A Participant with an existing loan may not apply for another loan
until the existing loan is paid in full and may not refinance an
existing loan or attain a second loan for the purpose of paying off the
existing loan. A Participant may not apply for more than one loan during
each Plan Year.
(b) Location of Loan Amount/Purpose of Loan. Loans shall not be made
available to Highly Compensated Employees in an amount greater than the
amount made available to other Employees. No loan to any Participant or
Beneficiary can be made to the extent that such loan when added to the
outstanding balance of all other loans to the Participant or Beneficiary
would exceed the lesser of (1) $50,000 reduced by the excess (if any) of
the highest outstanding balance of loans during the one-year period ending
on the day before the loan is made over the outstanding balance of loans
from the plan on the date the loan is made, or (2) one-half the present
value of the nonforfeitable Account of the Participant. For the purpose of
the above limitation, all loans from all plans of the Employer and Related
Employers are aggregated. A Participant may not request a loan for less
than $1,000. The Employer may provide that loans only be made from certain
contribution sources within Participant Account(s) by notifying the Trustee
in writing of the restricted source.
Loans may be made for any purpose or if elected by the Employer in
Section 1.09(a), on account of hardship only. A loan will be considered
to be made on account of hardship only if made on account of an
immediate and heavy financial need described in Section 7.l0(b)(1).

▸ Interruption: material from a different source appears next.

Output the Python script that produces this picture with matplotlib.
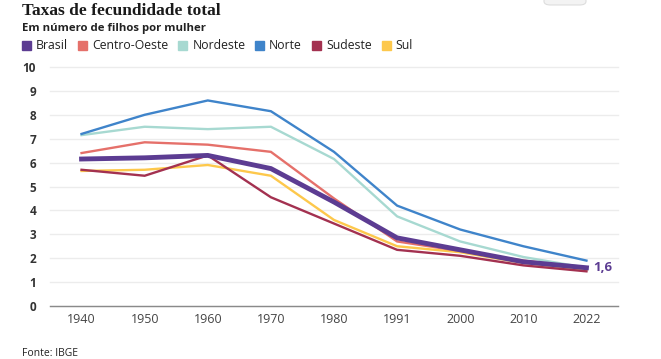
import matplotlib
matplotlib.use("Agg")
import matplotlib.pyplot as plt
from matplotlib.patches import FancyBboxPatch, Rectangle

# data
years = ['1940', '1950', '1960', '1970', '1980', '1991', '2000', '2010', '2022']
norte = [7.2, 8.0, 8.6, 8.15, 6.45, 4.2, 3.2, 2.5, 1.9]
nordeste = [7.15, 7.5, 7.4, 7.5, 6.15, 3.75, 2.7, 2.05, 1.6]
centro_oeste = [6.4, 6.85, 6.75, 6.45, 4.5, 2.7, 2.3, 1.9, 1.6]
sul = [5.65, 5.7, 5.9, 5.45, 3.6, 2.5, 2.25, 1.8, 1.5]
sudeste = [5.7, 5.45, 6.3, 4.55, 3.45, 2.35, 2.1, 1.7, 1.45]
brasil = [6.15, 6.2, 6.3, 5.75, 4.35, 2.85, 2.35, 1.85, 1.6]

series = [
    ('Brasil', brasil, '#5c3c92'),
    ('Centro-Oeste', centro_oeste, '#e5706a'),
    ('Nordeste', nordeste, '#a7d9d1'),
    ('Norte', norte, '#3f84ca'),
    ('Sudeste', sudeste, '#a33150'),
    ('Sul', sul, '#fdc84c'),
]

plt.rcParams['font.family'] = ['Open Sans', 'DejaVu Sans']

fig = plt.figure(figsize=(6.61, 3.59), dpi=100)
ax = fig.add_axes([50 / 661, 53 / 359, 568 / 661, 239 / 359])

x = list(range(len(years)))
# draw regions first, Brasil on top
order = ['Sul', 'Sudeste', 'Centro-Oeste', 'Nordeste', 'Norte', 'Brasil']
lookup = {name: (vals, col) for name, vals, col in series}
for name in order:
    vals, col = lookup[name]
    lw = 3.5 if name == 'Brasil' else 1.7
    ax.plot(x, vals, color=col, lw=lw, solid_joinstyle='miter', zorder=3 if name == 'Brasil' else 2)

ax.text(x[-1] + 0.1, brasil[-1], '1,6', color='#5c3c92', fontsize=9.5,
        fontweight='bold', va='center', ha='left')

ax.set_xlim(-0.5, 8.5)
ax.set_ylim(0, 10)
ax.set_yticks(range(0, 11))
ax.set_xticks(x)
ax.set_xticklabels(years)
ax.grid(axis='y', color='#ececec', lw=1)
ax.set_axisbelow(True)
for s in ['top', 'right', 'left']:
    ax.spines[s].set_visible(False)
ax.spines['bottom'].set_color('#8a8a8a')
ax.spines['bottom'].set_linewidth(1)
ax.tick_params(axis='both', length=0, colors='#333333')
ax.tick_params(axis='x', pad=5, labelsize=9, colors='#444444')
ax.tick_params(axis='y', pad=10, labelsize=8.5)
for lbl in ax.get_yticklabels():
    lbl.set_fontweight('bold')
for gl in ax.get_ygridlines():
    gl.set_clip_on(False)

# header
fig.text(22 / 661, 1 - 11 / 359, 'Taxas de fecundidade total', family='Liberation Serif',
         fontweight='bold', fontsize=12.5, va='center', ha='left', color='#1a1a1a')
fig.text(22 / 661, 1 - 29 / 359, 'Em número de filhos por mulher', fontsize=8.2,
         fontweight='bold', va='center', ha='left', color='#222222')

# legend row
xpos = 22
for name, vals, col in series:
    fig.patches.append(Rectangle((xpos / 661, 1 - 50 / 359), 9 / 661, 9 / 359,
                                 transform=fig.transFigure, color=col))
    t = fig.text((xpos + 14) / 661, 1 - 45.5 / 359, name, fontsize=8.8, va='center',
                 ha='left', color='#222222')
    fig.canvas.draw()
    w = t.get_window_extent().width
    xpos = xpos + 14 + w + 10

fig.text(22 / 661, 1 - 354 / 359, 'Fonte: IBGE', fontsize=7.5, va='center', ha='left',
         color='#222222')

# cropped button at top right
fig.patches.append(FancyBboxPatch((544 / 661, 1 - 5 / 359), 42 / 661, 12 / 359,
                                  boxstyle='round,pad=0,rounding_size=0.01',
                                  transform=fig.transFigure, facecolor='#f3f3f3',
                                  edgecolor='#dddddd', lw=0.8))

fig.savefig('out.png', dpi=100)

(c) Terms of Loan. All loans shall bear a reasonable rate of interest as
determined by the Administrator based on the prevailing interest rates
charged by persons in the business of lending money for loans which would
be made under similar circumstances. The determination of a reasonable rate
of interest must be based on appropriate regional factors unless the Plan
is administered on a national basis in which case the Administrator may
establish a uniform reasonable rate of interest applicable to all regions.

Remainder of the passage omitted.